◆ Records contained in a dataset
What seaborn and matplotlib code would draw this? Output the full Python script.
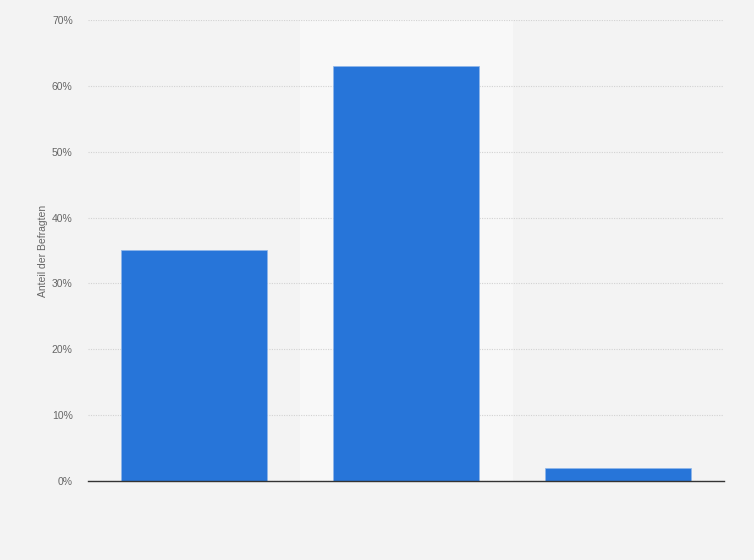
import pandas as pd
import matplotlib.pyplot as plt
import seaborn as sns
from matplotlib.ticker import PercentFormatter

categories = ["A", "B", "C"]
shares = [35, 63, 2]
y_ticks = [0, 10, 20, 30, 40, 50, 60, 70]

df = pd.DataFrame({"kategorie": categories, "anteil": shares})

sns.set_style("white")
plt.rcParams['font.family'] = ['Liberation Sans', 'DejaVu Sans']

fig = plt.figure(figsize=(7.54, 5.6), dpi=100)
fig.patch.set_facecolor('#f3f3f3')
ax = fig.add_axes([0.1167, 0.1411, 0.8435, 0.8232])
ax.set_facecolor('#f3f3f3')

# hover-highlight behind the middle bar
ax.axvspan(0.5, 1.5, color='#f8f8f8', zorder=0)

sns.barplot(data=df, x="kategorie", y="anteil", color='#2775d9',
            width=0.69, saturation=1, ax=ax, zorder=2,
            edgecolor='#8fb6ea', linewidth=0.5)

ax.set_ylim(0, 70)
ax.set_xlim(-0.5, 2.5)
ax.set_yticks(y_ticks)
ax.yaxis.set_major_formatter(PercentFormatter(decimals=0))
ax.grid(axis='y', color='#d2d2d2', linestyle=(0, (1, 1.2)), linewidth=0.8, zorder=1)
ax.set_axisbelow(True)

for s in ['top', 'right', 'left']:
    ax.spines[s].set_visible(False)
ax.spines['bottom'].set_color('#333333')
ax.spines['bottom'].set_linewidth(1)
ax.spines['bottom'].set_zorder(3)

ax.tick_params(axis='y', length=0, labelsize=7.5, labelcolor='#666666', pad=11)
ax.tick_params(axis='x', length=0, labelbottom=False)
ax.set_xlabel("")
ax.set_ylabel("Anteil der Befragten", fontsize=7.5, color='#666666', labelpad=3)

plt.savefig("out.png", dpi=100, facecolor=fig.get_facecolor())
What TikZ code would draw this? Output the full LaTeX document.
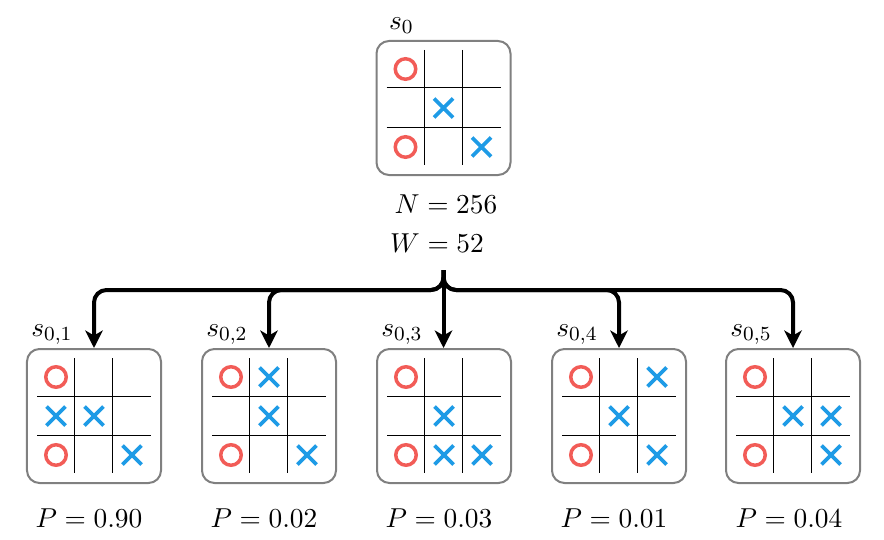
\documentclass[tikz,border=0pt]{standalone}
\usetikzlibrary{arrows.meta,calc}
\definecolor{ored}{HTML}{F25C57}
\definecolor{xblue}{HTML}{1E9BE6}
\definecolor{boxgray}{HTML}{808080}
\tikzset{
 boardbox/.style={draw=boxgray, line width=0.8pt, rounded corners=5pt, minimum width=53.6pt, minimum height=53.6pt, inner sep=0pt},
 gridline/.style={black, line width=0.4pt},
 omark/.style={draw=ored, line width=1.4pt},
 xmark/.style={draw=xblue, line width=1.5pt},
 conn/.style={line width=1.6pt, rounded corners=5pt, -{Stealth[length=7pt,width=7pt,inset=2pt]}},
 statelabel/.style={anchor=base, inner sep=0pt},
}
\newcommand\tttO[2]{\draw[omark] (#1*38,#2*39) circle[radius=4.1pt];}
\newcommand\tttX[2]{\draw[xmark] (#1*38-9.5,#2*39-9.5) -- (#1*38+9.5,#2*39+9.5) (#1*38-9.5,#2*39+9.5) -- (#1*38+9.5,#2*39-9.5);}
\newcommand\tttboard[4]{%
 \node[boardbox] (#1) at (#2,#3) {};
 \begin{scope}[shift={(#1.center)}]
  \draw[gridline] (-19.5,-58) -- (-19.5,57) (18.5,-58) -- (18.5,57) (-57,-20) -- (57,-20) (-57,19) -- (57,19);
  #4
 \end{scope}}
\begin{document}
\begin{tikzpicture}[x=0.4pt,y=-0.4pt,font=\fontsize{11}{13}\selectfont]
\useasboundingbox (0,0) rectangle (884,539);
\tttboard{s0}{443.5}{108}{\tttO{-1}{-1}\tttX{0}{0}\tttO{-1}{1}\tttX{1}{1}}
\tttboard{c1}{94}{416}{\tttO{-1}{-1}\tttX{-1}{0}\tttX{0}{0}\tttO{-1}{1}\tttX{1}{1}}
\tttboard{c2}{269}{416}{\tttO{-1}{-1}\tttX{0}{-1}\tttX{0}{0}\tttO{-1}{1}\tttX{1}{1}}
\tttboard{c3}{444}{416}{\tttO{-1}{-1}\tttX{0}{0}\tttO{-1}{1}\tttX{0}{1}\tttX{1}{1}}
\tttboard{c4}{619}{416}{\tttO{-1}{-1}\tttX{1}{-1}\tttX{0}{0}\tttO{-1}{1}\tttX{1}{1}}
\tttboard{c5}{793}{416}{\tttO{-1}{-1}\tttX{0}{0}\tttX{1}{0}\tttO{-1}{1}\tttX{1}{1}}
\node[statelabel] (l0) at ($(s0.north west)+(26,-10.5)$) {$s_0$};
\node[statelabel] (l1) at ($(c1.north west)+(26,-12)$) {$s_{0,1}$};
\node[statelabel] (l2) at ($(c2.north west)+(26,-12)$) {$s_{0,2}$};
\node[statelabel] (l3) at ($(c3.north west)+(26,-12)$) {$s_{0,3}$};
\node[statelabel] (l4) at ($(c4.north west)+(26,-12)$) {$s_{0,4}$};
\node[statelabel] (l5) at ($(c5.north west)+(26,-12)$) {$s_{0,5}$};
\node[statelabel] (N) at (446,213) {$N=256$};
\node[statelabel] (W) at (437,252) {$W=52$};
\node[statelabel] (p1) at (89,527) {$P=0.90$};
\node[statelabel] (p2) at (264,527) {$P=0.02$};
\node[statelabel] (p3) at (439,527) {$P=0.03$};
\node[statelabel] (p4) at (614,527) {$P=0.01$};
\node[statelabel] (p5) at (789,527) {$P=0.04$};
\coordinate (fork) at (443.5,270);
\draw[conn] (fork) -- ++(0,20) -| (c1.north);
\draw[conn] (fork) -- ++(0,20) -| (c2.north);
\draw[conn] (fork) -- (fork |- c3.north);
\draw[conn] (fork) -- ++(0,20) -| (c4.north);
\draw[conn] (fork) -- ++(0,20) -| (c5.north);
\end{tikzpicture}
\end{document}
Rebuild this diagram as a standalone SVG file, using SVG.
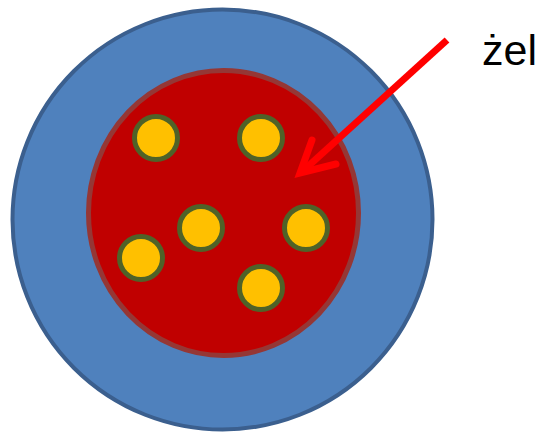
<svg xmlns="http://www.w3.org/2000/svg" width="537" height="432" viewBox="0 0 537 432">
<style>
.outer{fill:#4f81bd;stroke:#3b5f8e;stroke-width:4}
.inner{fill:#c00000;stroke:#953735;stroke-width:5}
.dot{fill:#ffc000;stroke:#4f6228;stroke-width:5}
.arrow{fill:none;stroke:#ff0000;stroke-width:7;stroke-linejoin:miter}
.label{font-family:"Liberation Sans",Arial,sans-serif;font-size:43px;fill:#000}
</style>
<rect width="537" height="432" fill="#fff"/>
<g id="outer"><ellipse class="outer" cx="222.5" cy="219.5" rx="210" ry="210"/></g>
<g id="inner"><ellipse class="inner" cx="223.5" cy="213" rx="135" ry="142.5"/></g>
<g id="dot1"><circle class="dot" cx="156" cy="138" r="21.5"/></g>
<g id="dot2"><circle class="dot" cx="261" cy="138" r="21.5"/></g>
<g id="dot3"><circle class="dot" cx="201" cy="228" r="21.5"/></g>
<g id="dot4"><circle class="dot" cx="306" cy="228" r="21.5"/></g>
<g id="dot5"><circle class="dot" cx="141" cy="258" r="21.5"/></g>
<g id="dot6"><circle class="dot" cx="261" cy="288" r="21.5"/></g>
<g id="connectors">
<path class="arrow" d="M447,40 L304,170"/>
<path class="arrow" d="M312,140 L300,173 L336,164" stroke-linecap="round"/>
</g>
<g id="label"><text class="label" x="482" y="65">żel</text></g>
</svg>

◆ Direction
Give the entries again word for word, but skip the pictures.

◆ Solution to this exercise
What seaborn and matplotlib code would draw this? Output the full Python script.
import pandas as pd
import matplotlib.pyplot as plt
import seaborn as sns
from matplotlib.ticker import PercentFormatter

categories = ["A", "B", "C"]
shares = [35, 63, 2]
y_ticks = [0, 10, 20, 30, 40, 50, 60, 70]

df = pd.DataFrame({"kategorie": categories, "anteil": shares})

sns.set_style("white")
plt.rcParams['font.family'] = ['Liberation Sans', 'DejaVu Sans']

fig = plt.figure(figsize=(7.54, 5.6), dpi=100)
fig.patch.set_facecolor('#f3f3f3')
ax = fig.add_axes([0.1167, 0.1411, 0.8435, 0.8232])
ax.set_facecolor('#f3f3f3')

# hover-highlight behind the middle bar
ax.axvspan(0.5, 1.5, color='#f8f8f8', zorder=0)

sns.barplot(data=df, x="kategorie", y="anteil", color='#2775d9',
            width=0.69, saturation=1, ax=ax, zorder=2,
            edgecolor='#8fb6ea', linewidth=0.5)

ax.set_ylim(0, 70)
ax.set_xlim(-0.5, 2.5)
ax.set_yticks(y_ticks)
ax.yaxis.set_major_formatter(PercentFormatter(decimals=0))
ax.grid(axis='y', color='#d2d2d2', linestyle=(0, (1, 1.2)), linewidth=0.8, zorder=1)
ax.set_axisbelow(True)

for s in ['top', 'right', 'left']:
    ax.spines[s].set_visible(False)
ax.spines['bottom'].set_color('#333333')
ax.spines['bottom'].set_linewidth(1)
ax.spines['bottom'].set_zorder(3)

ax.tick_params(axis='y', length=0, labelsize=7.5, labelcolor='#666666', pad=11)
ax.tick_params(axis='x', length=0, labelbottom=False)
ax.set_xlabel("")
ax.set_ylabel("Anteil der Befragten", fontsize=7.5, color='#666666', labelpad=3)

plt.savefig("out.png", dpi=100, facecolor=fig.get_facecolor())
What TikZ code would draw this? Output the full LaTeX document.
\documentclass[tikz,border=0pt]{standalone}
\usetikzlibrary{arrows.meta,calc}
\definecolor{ored}{HTML}{F25C57}
\definecolor{xblue}{HTML}{1E9BE6}
\definecolor{boxgray}{HTML}{808080}
\tikzset{
 boardbox/.style={draw=boxgray, line width=0.8pt, rounded corners=5pt, minimum width=53.6pt, minimum height=53.6pt, inner sep=0pt},
 gridline/.style={black, line width=0.4pt},
 omark/.style={draw=ored, line width=1.4pt},
 xmark/.style={draw=xblue, line width=1.5pt},
 conn/.style={line width=1.6pt, rounded corners=5pt, -{Stealth[length=7pt,width=7pt,inset=2pt]}},
 statelabel/.style={anchor=base, inner sep=0pt},
}
\newcommand\tttO[2]{\draw[omark] (#1*38,#2*39) circle[radius=4.1pt];}
\newcommand\tttX[2]{\draw[xmark] (#1*38-9.5,#2*39-9.5) -- (#1*38+9.5,#2*39+9.5) (#1*38-9.5,#2*39+9.5) -- (#1*38+9.5,#2*39-9.5);}
\newcommand\tttboard[4]{%
 \node[boardbox] (#1) at (#2,#3) {};
 \begin{scope}[shift={(#1.center)}]
  \draw[gridline] (-19.5,-58) -- (-19.5,57) (18.5,-58) -- (18.5,57) (-57,-20) -- (57,-20) (-57,19) -- (57,19);
  #4
 \end{scope}}
\begin{document}
\begin{tikzpicture}[x=0.4pt,y=-0.4pt,font=\fontsize{11}{13}\selectfont]
\useasboundingbox (0,0) rectangle (884,539);
\tttboard{s0}{443.5}{108}{\tttO{-1}{-1}\tttX{0}{0}\tttO{-1}{1}\tttX{1}{1}}
\tttboard{c1}{94}{416}{\tttO{-1}{-1}\tttX{-1}{0}\tttX{0}{0}\tttO{-1}{1}\tttX{1}{1}}
\tttboard{c2}{269}{416}{\tttO{-1}{-1}\tttX{0}{-1}\tttX{0}{0}\tttO{-1}{1}\tttX{1}{1}}
\tttboard{c3}{444}{416}{\tttO{-1}{-1}\tttX{0}{0}\tttO{-1}{1}\tttX{0}{1}\tttX{1}{1}}
\tttboard{c4}{619}{416}{\tttO{-1}{-1}\tttX{1}{-1}\tttX{0}{0}\tttO{-1}{1}\tttX{1}{1}}
\tttboard{c5}{793}{416}{\tttO{-1}{-1}\tttX{0}{0}\tttX{1}{0}\tttO{-1}{1}\tttX{1}{1}}
\node[statelabel] (l0) at ($(s0.north west)+(26,-10.5)$) {$s_0$};
\node[statelabel] (l1) at ($(c1.north west)+(26,-12)$) {$s_{0,1}$};
\node[statelabel] (l2) at ($(c2.north west)+(26,-12)$) {$s_{0,2}$};
\node[statelabel] (l3) at ($(c3.north west)+(26,-12)$) {$s_{0,3}$};
\node[statelabel] (l4) at ($(c4.north west)+(26,-12)$) {$s_{0,4}$};
\node[statelabel] (l5) at ($(c5.north west)+(26,-12)$) {$s_{0,5}$};
\node[statelabel] (N) at (446,213) {$N=256$};
\node[statelabel] (W) at (437,252) {$W=52$};
\node[statelabel] (p1) at (89,527) {$P=0.90$};
\node[statelabel] (p2) at (264,527) {$P=0.02$};
\node[statelabel] (p3) at (439,527) {$P=0.03$};
\node[statelabel] (p4) at (614,527) {$P=0.01$};
\node[statelabel] (p5) at (789,527) {$P=0.04$};
\coordinate (fork) at (443.5,270);
\draw[conn] (fork) -- ++(0,20) -| (c1.north);
\draw[conn] (fork) -- ++(0,20) -| (c2.north);
\draw[conn] (fork) -- (fork |- c3.north);
\draw[conn] (fork) -- ++(0,20) -| (c4.north);
\draw[conn] (fork) -- ++(0,20) -| (c5.north);
\end{tikzpicture}
\end{document}
Rebuild this diagram as a standalone SVG file, using SVG.
<svg xmlns="http://www.w3.org/2000/svg" width="537" height="432" viewBox="0 0 537 432">
<style>
.outer{fill:#4f81bd;stroke:#3b5f8e;stroke-width:4}
.inner{fill:#c00000;stroke:#953735;stroke-width:5}
.dot{fill:#ffc000;stroke:#4f6228;stroke-width:5}
.arrow{fill:none;stroke:#ff0000;stroke-width:7;stroke-linejoin:miter}
.label{font-family:"Liberation Sans",Arial,sans-serif;font-size:43px;fill:#000}
</style>
<rect width="537" height="432" fill="#fff"/>
<g id="outer"><ellipse class="outer" cx="222.5" cy="219.5" rx="210" ry="210"/></g>
<g id="inner"><ellipse class="inner" cx="223.5" cy="213" rx="135" ry="142.5"/></g>
<g id="dot1"><circle class="dot" cx="156" cy="138" r="21.5"/></g>
<g id="dot2"><circle class="dot" cx="261" cy="138" r="21.5"/></g>
<g id="dot3"><circle class="dot" cx="201" cy="228" r="21.5"/></g>
<g id="dot4"><circle class="dot" cx="306" cy="228" r="21.5"/></g>
<g id="dot5"><circle class="dot" cx="141" cy="258" r="21.5"/></g>
<g id="dot6"><circle class="dot" cx="261" cy="288" r="21.5"/></g>
<g id="connectors">
<path class="arrow" d="M447,40 L304,170"/>
<path class="arrow" d="M312,140 L300,173 L336,164" stroke-linecap="round"/>
</g>
<g id="label"><text class="label" x="482" y="65">żel</text></g>
</svg>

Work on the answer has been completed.